INNOVATION
Pony AI's NVIDIA-powered domain controller hits 4,000 TFLOPS, as the company targets 3,000 robotaxis across 20 cities by end of 2026
6 May 2026

Autonomous computing just shifted up a gear. On 25 April 2026, Pony AI unveiled a next-generation domain controller developed with NVIDIA, delivering up to 4,000 FP4 TFLOPS of onboard compute power for fully driverless commercial vehicles. Built on NVIDIA's DRIVE Hyperion platform and powered by two DRIVE Thor chips linked via NVLink, the system is engineered to handle multi-sensor fusion, full-scenario perception, and the complex real-world conditions that Level 4 autonomy demands.
Commercially, the ground is already moving. Shipments of Pony AI's predecessor "Fangzai" controller surged more than 500% year-over-year in 2025, reaching customers across Germany, the UK, South Korea, Japan, and Switzerland. Breakeven on robotaxi unit economics has been achieved in two major Chinese cities, a milestone that separates credible commercialization from subsidized pilots. Targeting a fleet of more than 3,000 vehicles across more than 20 cities globally by end of 2026, Pony AI is pressing the advantage hard.

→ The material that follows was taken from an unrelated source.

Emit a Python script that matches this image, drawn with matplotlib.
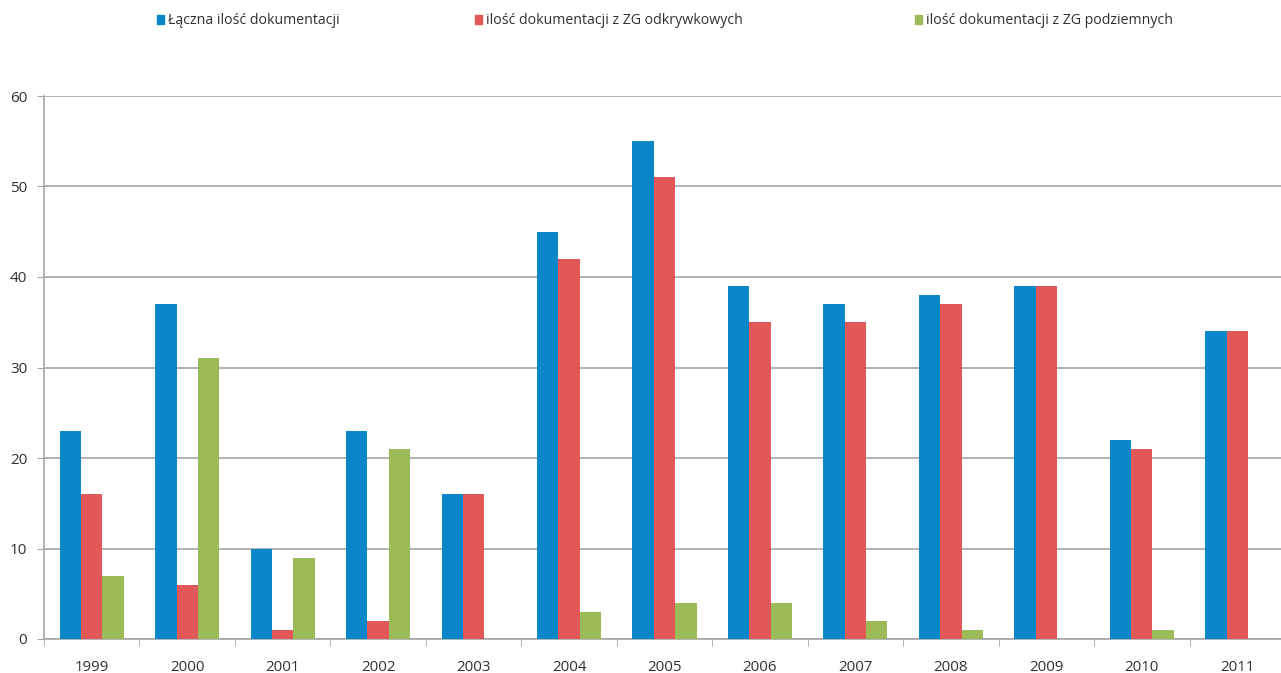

Powering this ambition is a hardware architecture built for scale. NVIDIA's DRIVE Hyperion platform is becoming the de facto compute spine of the autonomous driving industry, adopted across multiple AV operators and OEMs. For Pony AI, integrating DRIVE Hyperion into its next-generation controller aligns its own robotaxi platform with an open ecosystem capable of supporting third-party deployment across logistics, mining, shuttles, and robosweeping, diversifying revenue well beyond passenger rides.
Challenges remain real. Regulatory approval for driverless operations in the United States and Europe is slow and jurisdiction-specific, while safely validating rare edge-case scenarios continues to test even the most advanced systems. Progress, though, is no longer incremental.
With production-grade hardware now clearing the compute thresholds that L4 autonomy requires, the gap between today's pilots and tomorrow's scaled driverless networks is closing. Pony AI and NVIDIA are building the infrastructure to cross it.